Even as the United States and its NATO allies focus on countering Russia, they must not lose sight of the challenges of Islamist terrorism and population displacement, which are rooted in instability and poor governance in the Middle East and North Africa. The United States should be prepared to continue the fight against the Islamic State (also known as ISIS), al Qaeda, and other terrorist groups for some time to come. In this effort, however, U.S. forces should play a supporting role: the main strategy should be to invest in institution building and education, among other measures, to stabilize the poorly governed spaces that give rise to terrorism and displaced populations. The United States, in particular, must consider cooperating with foreign governments whose democratic bona fides are less than perfect. At the end of the day, the United States’ discomfort with some of the governments in the Middle East should not hold back its efforts to meet these challenges.
Of course, just as important as what the United States and its allies should do is what they should not do. To let Russia know that its illegal annexation of Crimea and invasion of the Donbas cannot stand, the United States should not allow the sanctions regime to soften. It should not choose the middle ground in Syria, in Iraq, in Libya, and in other ungoverned spaces. The United States must lead: it should do more to build up the defenses and civil societies of its most vulnerable partners, and it must be willing to make the difficult choice to use force when necessary.

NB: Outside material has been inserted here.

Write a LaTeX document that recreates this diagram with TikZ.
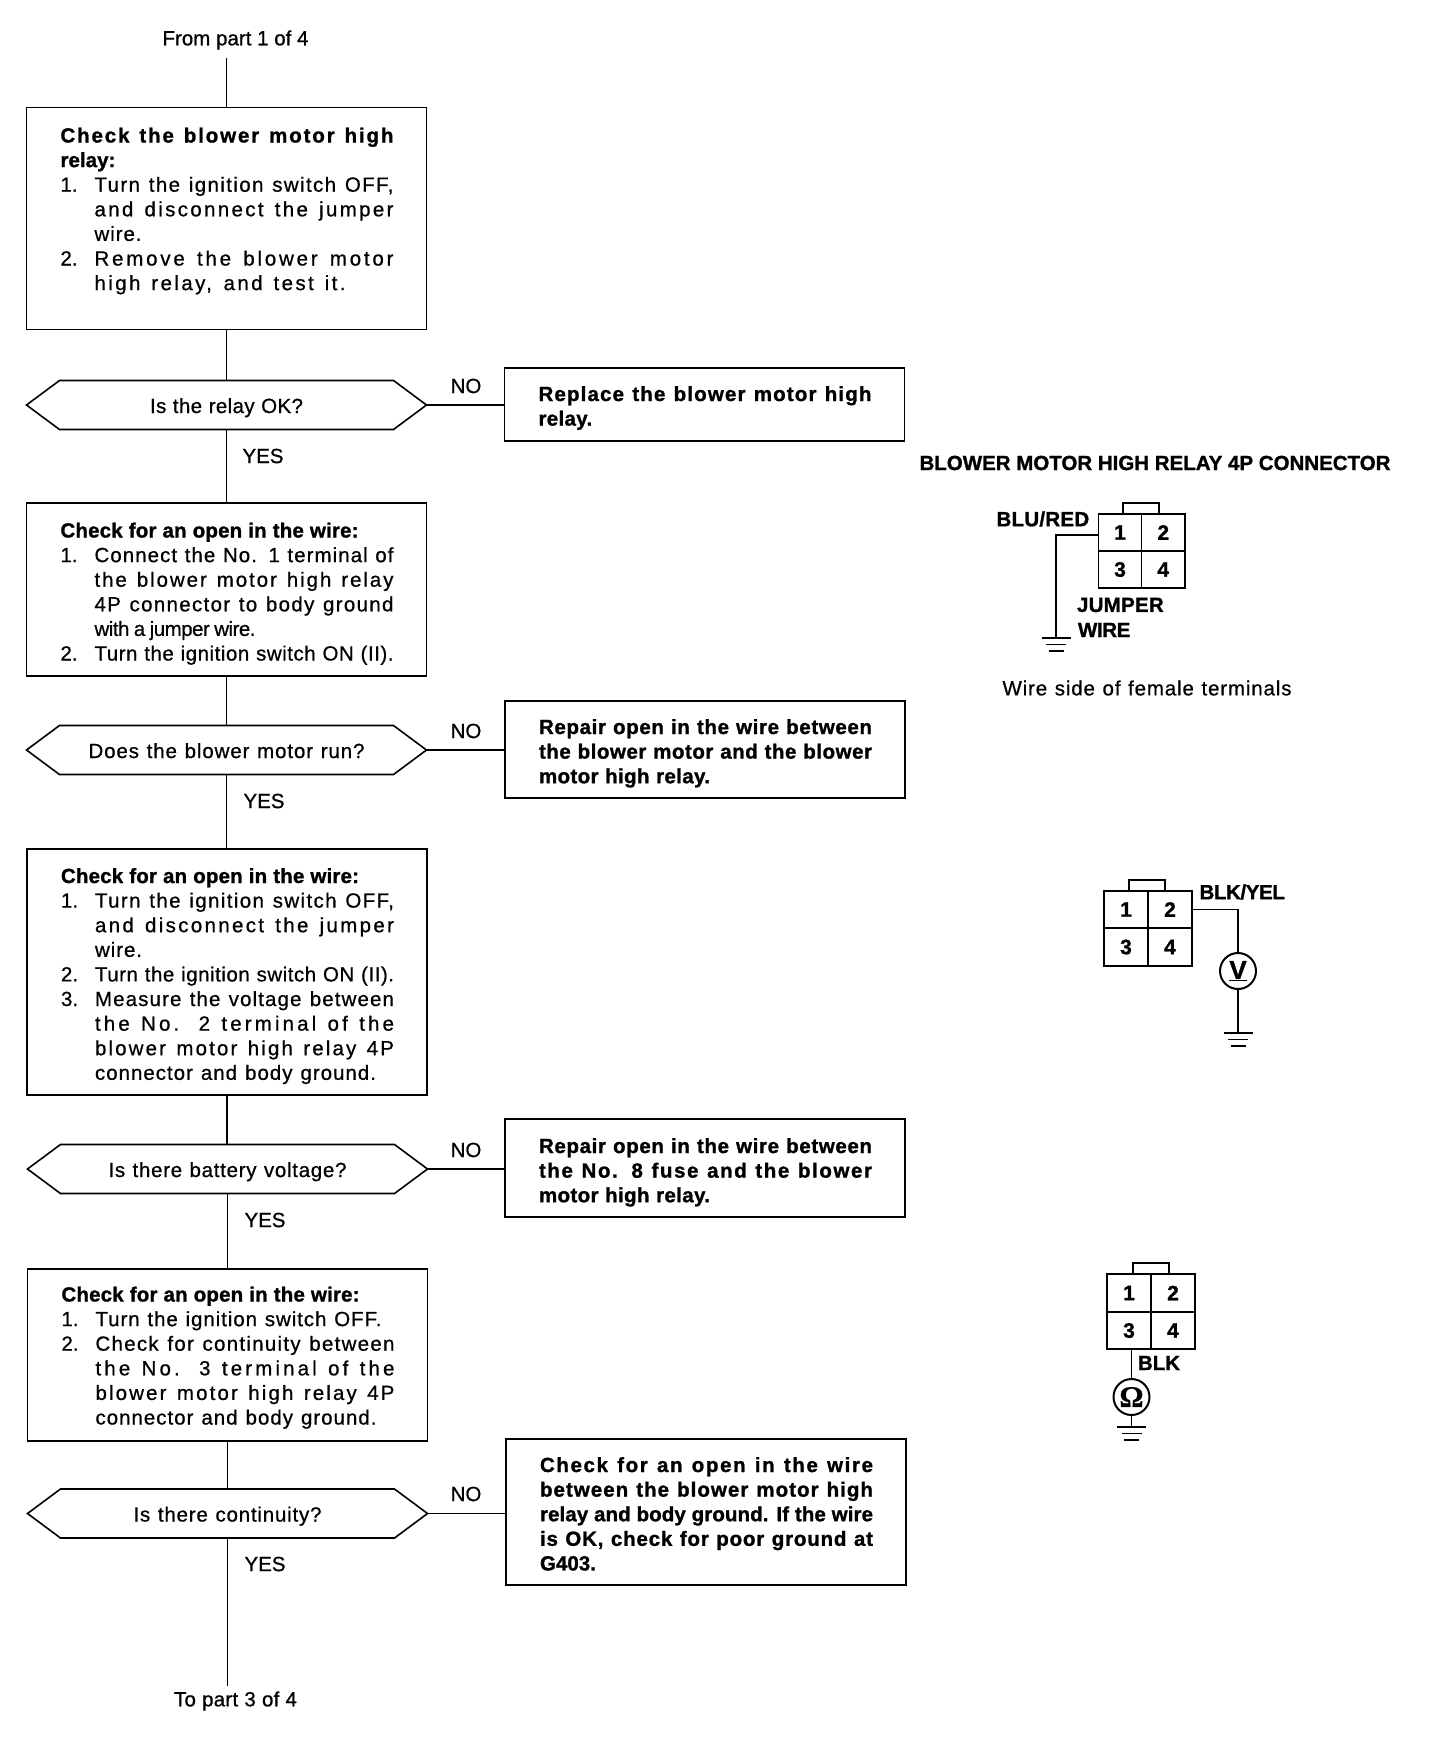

Inaction and indecision on the part of the United States will have consequences far beyond the immediate problems it seeks to address. Unless the country demonstrates its resolve and makes the necessary investments, its adversaries will continue to undermine U.S. interests, and others around the world will lose respect for U.S. power. The cost in blood and treasure to defend the United States and to come to the aid of U.S. allies whose trust has been built up through decades of shared sacrifice will be much greater in the future if the United States fails to act now.